Debt settlement is a process of convincing creditors to accept less than what you owe and save dollars. This process involves making a lump sum payment to creditors in exchange for a reduction in the payoff amount.

Over the years, debt settlement has gained popularity due to its ability to provide fast financial relief to debtors. Depending on the amount you owe and the number of creditors you have, the process usually takes 2 years to resolve your debt problems. However, like 2 sides of a coin, debt settlement has one demerit too.

Debt settlement hurts your credit score since creditors don’t receive the full amount. Suppose, you borrowed $10,000 from a lender for covering your expenses and paid $6000 at the end of the settlement process. This means that you’re not paying the rest $4000. It’s a financial loss for the creditor and FICO credit scoring model penalizes you for this activity.

Don’t get disheartened. Your life is not finished. You’ll get a lot of time to rebuild your credit score and plan your personal finance.

Scenarios when debt settlement is good for you

There are various scenarios when debt settlement is the best answer to your financial problems. Here are a few of them.

1. When you can’t afford to pay your debts

Debts, credit score, and lawsuits are interlinked. When you can’t make your monthly payments due to financial problems, your credit score gets a big blow from the FICO scoring model. Your credit score drops significantly. Plus, you increase your chances of getting sued.

Creditors won’t sit quietly for long when you don’t make payments to them for months after months. First, they will impose late fees, penalties, and fines on you. This will increase your outstanding debt. Next, they will assign your accounts to collection agencies. Finally, they will file a lawsuit against you to garnish your wage or impose a lien on your property. This can hurt your financial life even more.

Debt settlement can save you from this ordeal. When you settle debts, creditors would stop giving negative information (mainly missed or late payments) to Equifax, Experian, and TransUnion. Moreover, creditors won’t sue you since they are receiving payments. And, the best part is that you don’t need to pay late fees and fines to creditors. All these things will be waived off.

2. When you want to avoid debt collection calls

Honestly speaking, no one wants to get pesky debt collection calls every day. But what can you do when you have multiple payday loans or personal loans or credit cards on your shoulder?

Sure, payday loans give you a big relief when you’re in a short-term financial crisis. They help you to overcome the financial crisis without asking for money from your friends. But you have to pay them back with your next paycheck. If you can’t pay off the principal amount along with the interest with what you earn, then you’re in big trouble.
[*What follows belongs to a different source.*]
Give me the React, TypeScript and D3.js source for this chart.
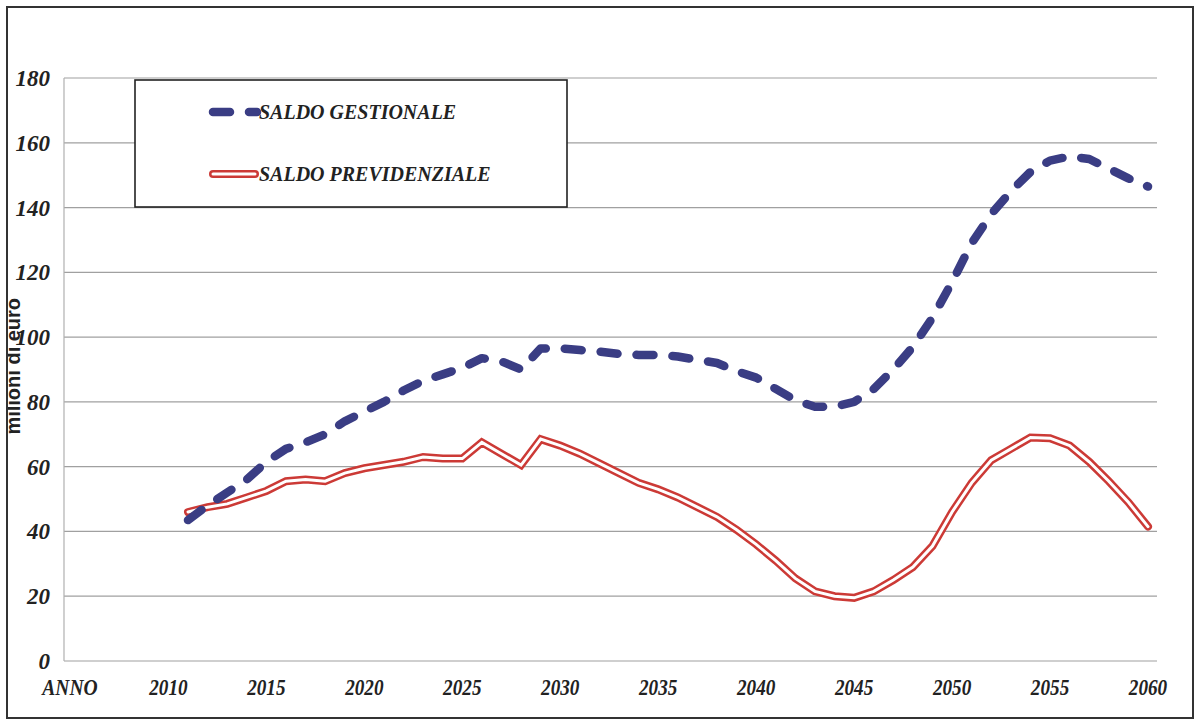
import React from "react";
import { scaleLinear, line, curveLinear, range } from "d3";

const years = range(2011, 2061);
const gestionale = [
  43.5, 48, 52, 56, 61.5, 65.5, 67.5, 70, 74, 77,
  80, 83.5, 86.5, 88.5, 90.5, 93.5, 92.5, 90, 96.5, 96.5,
  96, 95.5, 94.8, 94.5, 94.5, 94, 93, 92, 89.5, 87.5,
  84, 80.5, 78.5, 78.5, 80, 84, 90, 97, 106, 117,
  129, 138, 145, 151, 154.5, 155.8, 155, 152, 149, 146.5,
];
const previdenziale = [
  46, 47.5, 48.5, 50.5, 52.5, 55.5, 56, 55.5, 58, 59.5,
  60.5, 61.5, 63, 62.5, 62.5, 67.5, 64, 60.5, 68.5, 66.5,
  64, 61, 58, 55, 53, 50.5, 47.5, 44.5, 40.5, 36,
  31, 25.5, 21.5, 20, 19.5, 21.5, 25, 29, 35.5, 46,
  55, 62, 65.5, 69, 68.8, 66.5, 61.5, 55.5, 49, 41.5,
];
const yTicks = [0, 20, 40, 60, 80, 100, 120, 140, 160, 180];
const xTicks = [2010, 2015, 2020, 2025, 2030, 2035, 2040, 2045, 2050, 2055, 2060];
const seriesNames = ["SALDO GESTIONALE", "SALDO PREVIDENZIALE"];

const W = 1196;
const H = 724;
const plotLeft = 64;
const plotRight = 1157;

const BLUE = "#3a3d84";
const RED = "#cc3a36";
const serif = "'Liberation Serif', 'Times New Roman', serif";

export default function App() {
  const x = scaleLinear().domain([2011, 2060]).range([188, 1148]);
  const y = scaleLinear().domain([0, 180]).range([661, 78]);

  const mk = (vals: number[]) =>
    line<number>()
      .x((_, i) => x(years[i]))
      .y((d) => y(d))
      .curve(curveLinear)(vals) || "";

  const blueD = mk(gestionale);
  const redD = mk(previdenziale);

  return (
    <svg
      width={W}
      height={H}
      viewBox={`0 0 ${W} ${H}`}
      style={{ position: "absolute", left: 0, top: 0, background: "#fff" }}
    >
      <defs>
        <clipPath id="frameClip">
          <rect x={8} y={8} width={1184} height={710} />
        </clipPath>
      </defs>

      {/* gridlines */}
      {yTicks.map((t) => (
        <line
          key={t}
          x1={plotLeft}
          x2={plotRight}
          y1={y(t)}
          y2={y(t)}
          stroke="#a0a0a0"
          strokeWidth={1.2}
        />
      ))}
      <line x1={plotLeft} x2={plotLeft} y1={y(180)} y2={y(0)} stroke="#b0b0b0" strokeWidth={1.2} />

      {/* y labels */}
      {yTicks.map((t) => (
        <text
          key={t}
          x={50}
          y={y(t) + 8}
          textAnchor="end"
          fontFamily={serif}
          fontWeight="bold"
          fontStyle="italic"
          fontSize={23}
          fill="#222"
        >
          {t}
        </text>
      ))}

      {/* y title, partly hidden by the frame */}
      <g clipPath="url(#frameClip)">
        <text
          transform={`translate(20,${y(91)}) rotate(-90)`}
          textAnchor="middle"
          fontFamily="'Liberation Sans', Arial, sans-serif"
          fontWeight="bold"
          fontSize={20}
          fill="#222"
        >
          milioni di euro
        </text>
      </g>

      {/* x labels */}
      <text
        transform={`translate(70,695) scale(0.85,1)`}
        textAnchor="middle"
        fontFamily={serif}
        fontWeight="bold"
        fontStyle="italic"
        fontSize={23}
        fill="#222"
      >
        ANNO
      </text>
      {xTicks.map((t) => (
        <text
          key={t}
          transform={`translate(${x(t)},695) scale(0.8,1)`}
          textAnchor="middle"
          fontFamily={serif}
          fontWeight="bold"
          fontStyle="italic"
          fontSize={24}
          fill="#222"
        >
          {t}
        </text>
      ))}

      {/* series */}
      <path d={redD} fill="none" stroke={RED} strokeWidth={8} strokeLinejoin="miter" strokeLinecap="round" />
      <path d={redD} fill="none" stroke="#fff" strokeWidth={3} strokeLinejoin="miter" strokeLinecap="round" />
      <path
        d={blueD}
        fill="none"
        stroke={BLUE}
        strokeWidth={8.5}
        strokeDasharray="17 19"
        strokeLinecap="round"
        strokeLinejoin="round"
      />

      {/* legend */}
      <rect x={135} y={80} width={432} height={127} fill="#fff" stroke="#222" strokeWidth={1.6} />
      <line x1={213} x2={257} y1={112} y2={112} stroke={BLUE} strokeWidth={8.5} strokeDasharray="17 19" strokeLinecap="round" />
      <text
        transform="translate(259,119) scale(1,1.1)"
        fontFamily={serif}
        fontWeight="bold"
        fontStyle="italic"
        fontSize={20}
        fill="#222"
      >
        {seriesNames[0]}
      </text>
      <line x1={213} x2={255} y1={174} y2={174} stroke={RED} strokeWidth={8} strokeLinecap="round" />
      <line x1={213} x2={255} y1={174} y2={174} stroke="#fff" strokeWidth={3} strokeLinecap="round" />
      <text
        transform="translate(259,181) scale(1,1.1)"
        fontFamily={serif}
        fontWeight="bold"
        fontStyle="italic"
        fontSize={20}
        fill="#222"
      >
        {seriesNames[1]}
      </text>

      {/* outer frame */}
      <rect x={7} y={7} width={1186} height={711} fill="none" stroke="#333" strokeWidth={2} />
    </svg>
  );
}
Payday loan companies need their money. If you don’t pay them back, then you’re likely to receive debt collection calls every day. Debt collectors will call you between 8 am and 9 pm, and demand for payments.

Some debt collectors don’t even bother to follow the rules and might threaten to seize your properties. Sure, you can take action against them later but you have to endure harassment every day.

Some debt collectors can even sue you to collect money. If you still ignore your payday loans, then be prepared for wage garnishment.

In this situation, payday loan settlement can act as a savior for you. It can help you to get rid of payday loans by paying less than what you owe. Just know how payday loan debt settlement works if you have doubts. You’ll get all your answers.

Once you settle your payday loans, you won’t receive any more debt collection calls. Your life will be peaceful again.

Here’s what you should consider when applying for a personal loan.

3. When you’re planning to file bankruptcy

 

Sure, bankruptcy has lots of benefits. It imposes an automatic stay on the lawsuits and wage garnishment. It stops the pesky debt collection calls too. But there are a few serious drawbacks of bankruptcy. For instance, bankruptcy drops your credit score by more than 200 points.

Yes. It hurts a lot. Big time.

Plus, bankruptcy is a complex legal process. There are too many rules and regulations, which you don’t know. You have to hire a bankruptcy attorney for that and pay his legal fees, which can be a lot. Believe me, it is way more than debt settlement fees. Moreover, you might lose your valuable properties in Chapter 7 bankruptcy. Are you willing to take that risk?

If you file Chapter 13 bankruptcy, then you have to lead a very strict financial life for 3-5 years. You have to deal with those debts for 5 long years. You can’t create an emergency fund. If you receive a windfall, you have to report it to the bankruptcy court, and use it for paying off your debts.

Your life won’t be in your control.

Debt settlement is a far better option than bankruptcy. You don’t have to pay expensive fees. You don’t have to endure debts for 5 years. You can save money and build an emergency fund. Plus, your credit score won’t drop by 200 points. So if you’re overwhelmed with debts and planning to file bankruptcy, then consider debt settlement first. This option would help you take care of debts, save money, and be the boss of your life.

Conclusion

Sure, debt settlement hurts your credit score. But, you can soon apply for a secured card to rebuild credit. By making payments on time, you can increase your credit score gradually. After you have settled debts, you’ll have enough money to make timely payments. And, if you can follow a budget, then you can free up more cash. Use it to build an emergency fund to avoid getting into debts in the future.